Moreover, unlike the media wise men of the mid-20th century, technology executives are obviously deeply uneasy with the gatekeeping role they are increasingly undertaking. As John Herrman wrote in the New York Times Magazine, technology companies have always self-consciously conceived of themselves as democratic spaces. “In the process of building private communities,” he argues, “these companies had put on the costumes of liberal democracies.” They “tend to refer to their customers in euphemistic, almost democratic terms: as ‘users’ or ‘members of a community’… They borrowed the language of rights to legitimize arbitrary rules.” Most companies have appealed to legalistic-sounding user policies in scrubbing hate groups from their sites. The CEO of Cloudflare was uncharacteristically honest when he said he “woke up one morning and decided that [Storm Front] shouldn’t be on the internet. No one should have that power.” If Silicon Valley doesn’t really believe in its own legitimacy to serve as a political gatekeeper, then why should the public?

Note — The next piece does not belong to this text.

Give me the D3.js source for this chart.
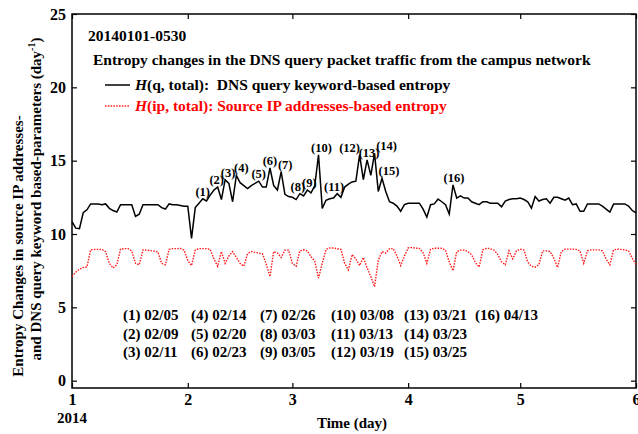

The age of consolidated media wasn’t perfect—it was stifling and homogeneous and suppressed worthy causes. But it was able to productively suppress extremist views and sometimes serve the public interest because the people who controlled it did so confidently, with a sense of duty, and an awareness of the need to maintain the trust of a wide audience. The elites at the top of the new information hierarchy are, for now, utterly unprepared for such responsibilities. They are walled off politically from the rest of the country; they are more concerned with profit and image than with a public mission; and they have so internalized a crude small-d democratic vision of what the web should be that they are struggling to even explain why they should be able to wield this fearsome new authority.
The new media landscape will ultimately need to develop ways to filter knowledge and opinions in the public interest while respecting the First Amendment prohibition of government censorship. But so long as tech is what it is, a more anarchic web is probably better than a dictatorship-by-Mountain View.